* **INSTRUCTIONS TO FOLLOW**
Copy the lines of the data below exactly, starting at the first and stopping after the line that contains "6.3, 9.5, 14.45];"; include no pictures.

* **GIVEN DATA**

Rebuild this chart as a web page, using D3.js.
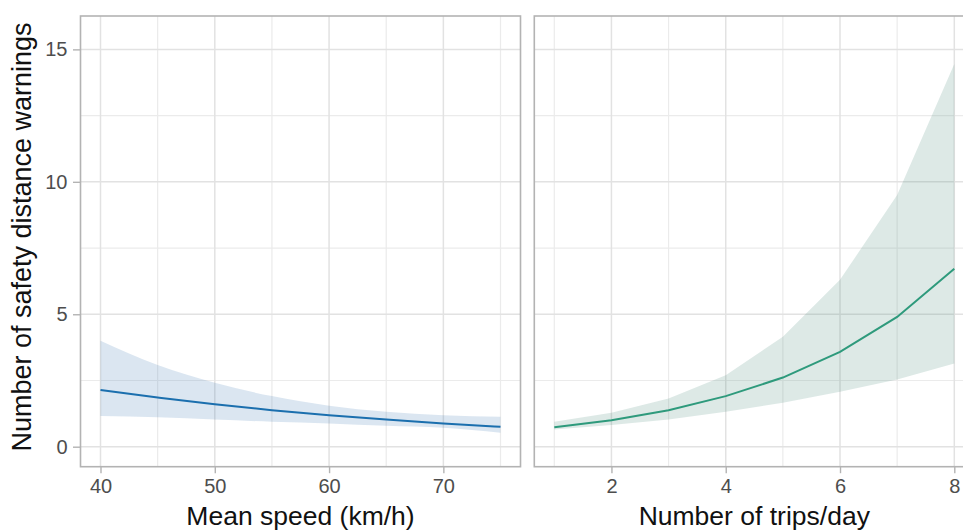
<!DOCTYPE html>
<html>
<head>
<meta charset="utf-8">
<script src="https://cdn.jsdelivr.net/npm/d3@7"></script>
<style>
  body { margin: 0; background: #fff; }
  text { font-family: "Liberation Sans", Arial, sans-serif; }
</style>
</head>
<body>
<script>
// mean speed panel (km/h)
const speed = [40, 45, 50, 55, 60, 65, 70, 75];
const speedFit = [2.14, 1.86, 1.6, 1.38, 1.19, 1.03, 0.88, 0.75];
const speedLow = [1.16, 1.11, 1.03, 0.94, 0.88, 0.79, 0.72, 0.53];
const speedHigh = [4.0, 3.08, 2.41, 1.91, 1.55, 1.32, 1.19, 1.13];

// trips per day panel
const trips = [1, 2, 3, 4, 5, 6, 7, 8];
const tripsFit = [0.73, 1.0, 1.38, 1.91, 2.61, 3.58, 4.9, 6.72];
const tripsLow = [0.65, 0.82, 1.03, 1.32, 1.66, 2.07, 2.54, 3.14];
const tripsHigh = [0.94, 1.28, 1.82, 2.7, 4.15, 6.3, 9.5, 14.45];

const yTicks = [0, 5, 10, 15];
const yMinor = [2.5, 7.5, 12.5];
const speedTicks = [40, 50, 60, 70];
const speedMinor = [45, 55, 65, 75];
const tripTicks = [2, 4, 6, 8];
const tripMinor = [1, 3, 5, 7];

const width = 963, height = 532;
const panelTop = 16, panelBottom = 466.7;

const svg = d3.select("body").append("svg")
  .attr("width", width)
  .attr("height", height);

const y = d3.scaleLinear().domain([-0.755, 16.26]).range([panelBottom, panelTop]);

function panel(left, right, xDomain, xs, fit, low, high, ticks, minor, lineCol, fillCol, curve, title) {
  const x = d3.scaleLinear().domain(xDomain).range([left, right]);
  const g = svg.append("g");

  // grid
  g.selectAll(".hminor").data(yMinor).join("line")
    .attr("x1", left).attr("x2", right)
    .attr("y1", d => y(d)).attr("y2", d => y(d))
    .attr("stroke", "#ebebeb").attr("stroke-width", 1.2);
  g.selectAll(".vminor").data(minor).join("line")
    .attr("x1", d => x(d)).attr("x2", d => x(d))
    .attr("y1", panelTop).attr("y2", panelBottom)
    .attr("stroke", "#ebebeb").attr("stroke-width", 1.2);
  g.selectAll(".hmajor").data(yTicks).join("line")
    .attr("x1", left).attr("x2", right)
    .attr("y1", d => y(d)).attr("y2", d => y(d))
    .attr("stroke", "#e2e2e2").attr("stroke-width", 1.5);
  g.selectAll(".vmajor").data(ticks).join("line")
    .attr("x1", d => x(d)).attr("x2", d => x(d))
    .attr("y1", panelTop).attr("y2", panelBottom)
    .attr("stroke", "#e2e2e2").attr("stroke-width", 1.5);

  const pts = xs.map((v, i) => ({x: v, fit: fit[i], lo: low[i], hi: high[i]}));

  g.append("path")
    .datum(pts)
    .attr("fill", fillCol)
    .attr("fill-opacity", 0.2)
    .attr("d", d3.area().curve(curve)
      .x(d => x(d.x)).y0(d => y(d.lo)).y1(d => y(d.hi)));

  g.append("path")
    .datum(pts)
    .attr("fill", "none")
    .attr("stroke", lineCol)
    .attr("stroke-width", 2)
    .attr("d", d3.line().curve(curve).x(d => x(d.x)).y(d => y(d.fit)));

  // border
  g.append("rect")
    .attr("x", left).attr("y", panelTop)
    .attr("width", right - left).attr("height", panelBottom - panelTop)
    .attr("fill", "none").attr("stroke", "#b3b3b3").attr("stroke-width", 1.6);

  const xAxis = g.append("g")
    .attr("transform", `translate(0,${panelBottom})`)
    .call(d3.axisBottom(x).tickValues(ticks).tickSize(6.5).tickSizeOuter(0).tickPadding(6));
  xAxis.select(".domain").remove();
  xAxis.selectAll("line").attr("stroke", "#b3b3b3").attr("stroke-width", 1.4);
  xAxis.selectAll("text").attr("font-size", 20).attr("fill", "#4d4d4d")
    .style("font-family", "'Liberation Sans', Arial, sans-serif");

  g.append("text")
    .attr("x", (left + right) / 2)
    .attr("y", 525)
    .attr("text-anchor", "middle")
    .attr("font-size", 26.5)
    .attr("fill", "#111")
    .text(title);

  return x;
}

panel(80.5, 520.5, [38.25, 76.75], speed, speedFit, speedLow, speedHigh,
  speedTicks, speedMinor, "#1b6fae", "#4b82b9", d3.curveMonotoneX, "Mean speed (km/h)");
panel(534.3, 974.3, [0.65, 8.35], trips, tripsFit, tripsLow, tripsHigh,
  tripTicks, tripMinor, "#2e9a7c", "#559182", d3.curveLinear, "Number of trips/day");

const yAxis = svg.append("g")
  .attr("transform", "translate(80.5,0)")
  .call(d3.axisLeft(y).tickValues(yTicks).tickSize(7.5).tickSizeOuter(0).tickPadding(5.5));
yAxis.select(".domain").remove();
yAxis.selectAll("line").attr("stroke", "#b3b3b3").attr("stroke-width", 1.4);
yAxis.selectAll("text").attr("font-size", 20).attr("fill", "#4d4d4d")
  .style("font-family", "'Liberation Sans', Arial, sans-serif");

svg.append("text")
  .attr("transform", "translate(31,237) rotate(-90)")
  .attr("text-anchor", "middle")
  .attr("font-size", 27)
  .attr("fill", "#111")
  .text("Number of safety distance warnings");
</script>
</body>
</html>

* **TASK RESULT**
Rebuild this chart as a web page, using D3.js.
<!DOCTYPE html>
<html>
<head>
<meta charset="utf-8">
<script src="https://cdn.jsdelivr.net/npm/d3@7"></script>
<style>
  body { margin: 0; background: #fff; }
  text { font-family: "Liberation Sans", Arial, sans-serif; }
</style>
</head>
<body>
<script>
// mean speed panel (km/h)
const speed = [40, 45, 50, 55, 60, 65, 70, 75];
const speedFit = [2.14, 1.86, 1.6, 1.38, 1.19, 1.03, 0.88, 0.75];
const speedLow = [1.16, 1.11, 1.03, 0.94, 0.88, 0.79, 0.72, 0.53];
const speedHigh = [4.0, 3.08, 2.41, 1.91, 1.55, 1.32, 1.19, 1.13];

// trips per day panel
const trips = [1, 2, 3, 4, 5, 6, 7, 8];
const tripsFit = [0.73, 1.0, 1.38, 1.91, 2.61, 3.58, 4.9, 6.72];
const tripsLow = [0.65, 0.82, 1.03, 1.32, 1.66, 2.07, 2.54, 3.14];
const tripsHigh = [0.94, 1.28, 1.82, 2.7, 4.15, 6.3, 9.5, 14.45];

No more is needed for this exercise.